The Future of Disclosure in the UK – And What This Means
Recently questions have been raised about the future of disclosure in the UK. The decision is significant for rejecting the Disclosure Pilot Scheme as unworkable, with Judge Smith issuing his own bespoke, polar opposite, “massive overdisclosure” order instead.
There have been several criticisms of Judge Smith’s process, with the Judge himself acknowledging that part of the process would be “quite an intrusive and possibly expensive obligation.”
The decision introduced conditions which Judge Smith relied upon to trigger his disclosure order. Practitioners interested in the potential burden of overdisclosure should pay special attention to the conditions which, if met, would trigger a similar order: (i) a risk of relevant documents being missed; (ii) no danger of a party being oppressed as a result of the order; (iii) the risk of disclosing privileged material is equivalent to risk expected under "standard" disclosure; and (iv) confidential material is adequately protected.
As discussed more fully below, the first condition provides parties the greatest chance of avoiding an overdisclosure order, with the odds solidly in favour of those using a tool recently developed to counter this same risk, which has been used with great success to revise electronic filters and provide precision.
Massive Overdisclosure – Process
Judge Smith's bespoke disclosure process requires parties to first identify the scope of documents subject to disclosure by referencing custodians, date ranges, etc., followed by an electronic review to filter out irrelevant documents using the Peruvian Guano test.
Parties then filter out privileged documents by means of “a robust process,” likely entailing an electronic search followed by human review to confirm the results.
Rather than any filtering for confidential documents, they will instead be disclosed with safeguards in place. This will include the “intrusive and possibly expensive obligation” of the receiving party to retain King’s Counsel to authorise access to specific documents.
Judge Smith’s bespoke disclosure process was no doubt conceived to allow for speedy and transparent exchanges. However, the process would compel parties to review not one but two massive overdisclosures: the one they receive, and the one they produce without the opportunity to review for relevance.
Massive Overdisclosure – Conditions
After discussing the deficiencies of “standard” disclosure, Judge Smith concluded that “massive overdisclosure … ought to be adopted provided the four conditions are satisfied.” While the Judge does not provide specific guidance on how these conditions should be applied in other cases, the second condition would be relevant only in those rare cases where the Receiving Party does not have access to a review platform with search functionality. The third and fourth criteria would be answered affirmatively in nearly every case, given that Judge Smith’s process is designed to provide the necessary safeguards.

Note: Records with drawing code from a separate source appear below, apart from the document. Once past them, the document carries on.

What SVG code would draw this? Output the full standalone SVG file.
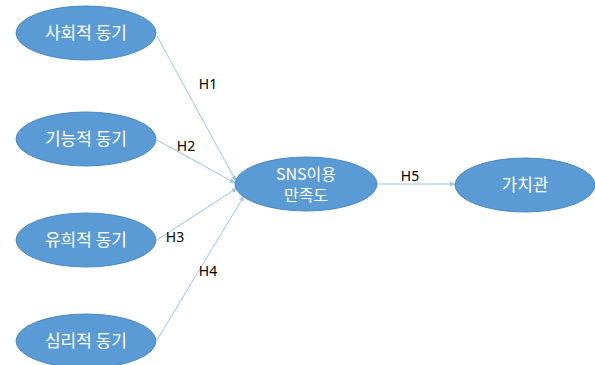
<svg xmlns="http://www.w3.org/2000/svg" width="595" height="365" viewBox="0 0 595 365">
<style>
.node ellipse{fill:#5b9bd5;stroke:#4a8ac4;stroke-width:1}
.node text{fill:#ffffff;font-family:"Noto Sans CJK KR","Noto Sans",sans-serif;font-size:17px;text-anchor:middle}
.node text.two{font-size:16px}
.lbl{fill:#000000;font-family:"Noto Sans","Noto Sans CJK KR",sans-serif;font-size:14px;text-anchor:middle}
.conn line{stroke:#9dc3e6;stroke-width:1;marker-end:url(#arr)}
</style>
<defs>
<marker id="arr" viewBox="0 0 10 10" refX="9" refY="5" markerWidth="6" markerHeight="6" orient="auto" markerUnits="userSpaceOnUse">
<path d="M0,1 L10,5 L0,9 z" fill="#9dc3e6"/>
</marker>
</defs>
<rect width="595" height="365" fill="#ffffff"/>
<g id="connectors" class="conn">
<line x1="157" y1="36" x2="236" y2="181"/>
<line x1="157" y1="140" x2="235" y2="183"/>
<line x1="157" y1="240" x2="237" y2="188"/>
<line x1="157" y1="340" x2="244" y2="196"/>
<line x1="377" y1="184" x2="455" y2="184"/>
</g>
<g id="labels">
<text class="lbl" x="208" y="89">H1</text>
<text class="lbl" x="186" y="151">H2</text>
<text class="lbl" x="175" y="242">H3</text>
<text class="lbl" x="208" y="276">H4</text>
<text class="lbl" x="410" y="181">H5</text>
</g>
<g id="n1" class="node"><ellipse cx="86" cy="33" rx="70" ry="27"/><text x="86" y="39">사회적 동기</text></g>
<g id="n2" class="node"><ellipse cx="86" cy="139" rx="70" ry="27"/><text x="86" y="145">기능적 동기</text></g>
<g id="n3" class="node"><ellipse cx="86" cy="240" rx="70" ry="27"/><text x="86" y="246">유희적 동기</text></g>
<g id="n4" class="node"><ellipse cx="86" cy="341" rx="70" ry="27"/><text x="86" y="347">심리적 동기</text></g>
<g id="n5" class="node"><ellipse cx="306" cy="184" rx="71" ry="27"/><text class="two" x="306" y="180">SNS이용</text><text class="two" x="306" y="201">만족도</text></g>
<g id="n6" class="node"><ellipse cx="525" cy="185" rx="70" ry="27"/><text x="525" y="191">가치관</text></g>
</svg>
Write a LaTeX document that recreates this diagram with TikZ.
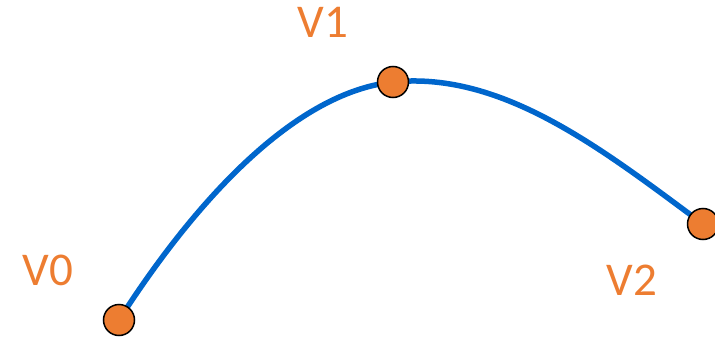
\documentclass[tikz,border=0pt]{standalone}
\usepackage{fontspec}
\setmainfont{Carlito}
\usetikzlibrary{positioning}
\definecolor{VertOrange}{HTML}{ED7D31}
\definecolor{CurveBlue}{HTML}{0066CC}

\begin{document}
\begin{tikzpicture}[x=1pt, y=-1pt, every node/.style={font=\fontsize{47}{50}\selectfont, text=VertOrange}]
  \clip (0,0) rectangle (715,337);
  \coordinate (v0) at (119,320);
  \coordinate (v1) at (393,82);
  \coordinate (v2) at (703,224);
  \draw[CurveBlue,line width=5.5pt] (v0) .. controls (179,226) and (283,94) .. (v1)
    .. controls (503,71) and (603,150) .. (v2);
  \foreach \v in {v0,v1,v2}
    \draw[fill=VertOrange,line width=1.5pt] (\v) circle (15.5);
  \node (lab0) at (48,270) {V0};
  \node (lab1) at (323,22) {V1};
  \node (lab2) at (632,280) {V2};
\end{tikzpicture}
\end{document}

The outcome of the first condition, on the other hand, would depend entirely on parties’ ability to employ targeted search strategies along with a powerful search tool that removes false positive hits.
False Positives – Pivot on the Noise
As Judge Smith correctly states, when revising search terms, it is not enough to find a clever combination of brackets, connectors, and proximities that return an agreeably low hit count. Instead, search results must be targeted from both ends, i.e., results to review straight-away and results to analyse and revise.
By identifying documents to review straight-away, parties can set up predictive coding and other AI tools to educate the ongoing search revisions. One effective strategy is to employ family level search term reporting, including counts of distinct terms and aggregate term hits per family. For example, a family that hits on 10 different terms with a total of 50 hits is unlikely to ever fall out of the search results and should be batched for review immediately.
The other end of the revision strategy – identifying terms to revise – should focus on identifying false positives.
Forensic Risk Alliance has developed a process that accomplishes this by reporting text strings for individual search term hits, much like Google search results that show the context of a search hit with the actual terms in bold.
By analysing text strings that drive the search results, attorneys can “pivot on the noise” to identify false positive patterns, which can then be fed back into the search term in the form of negative proximities. Note that these negative proximities do not exclude documents with a given pattern, but rather define patterns that should not be counted as hits.
With detailed documentation of false positives, corresponding term revisions, and resulting decreases in hit counts, parties should be able to provide sufficient evidence that relevant documents have not been missed to avoid a “massive overdisclosure” order.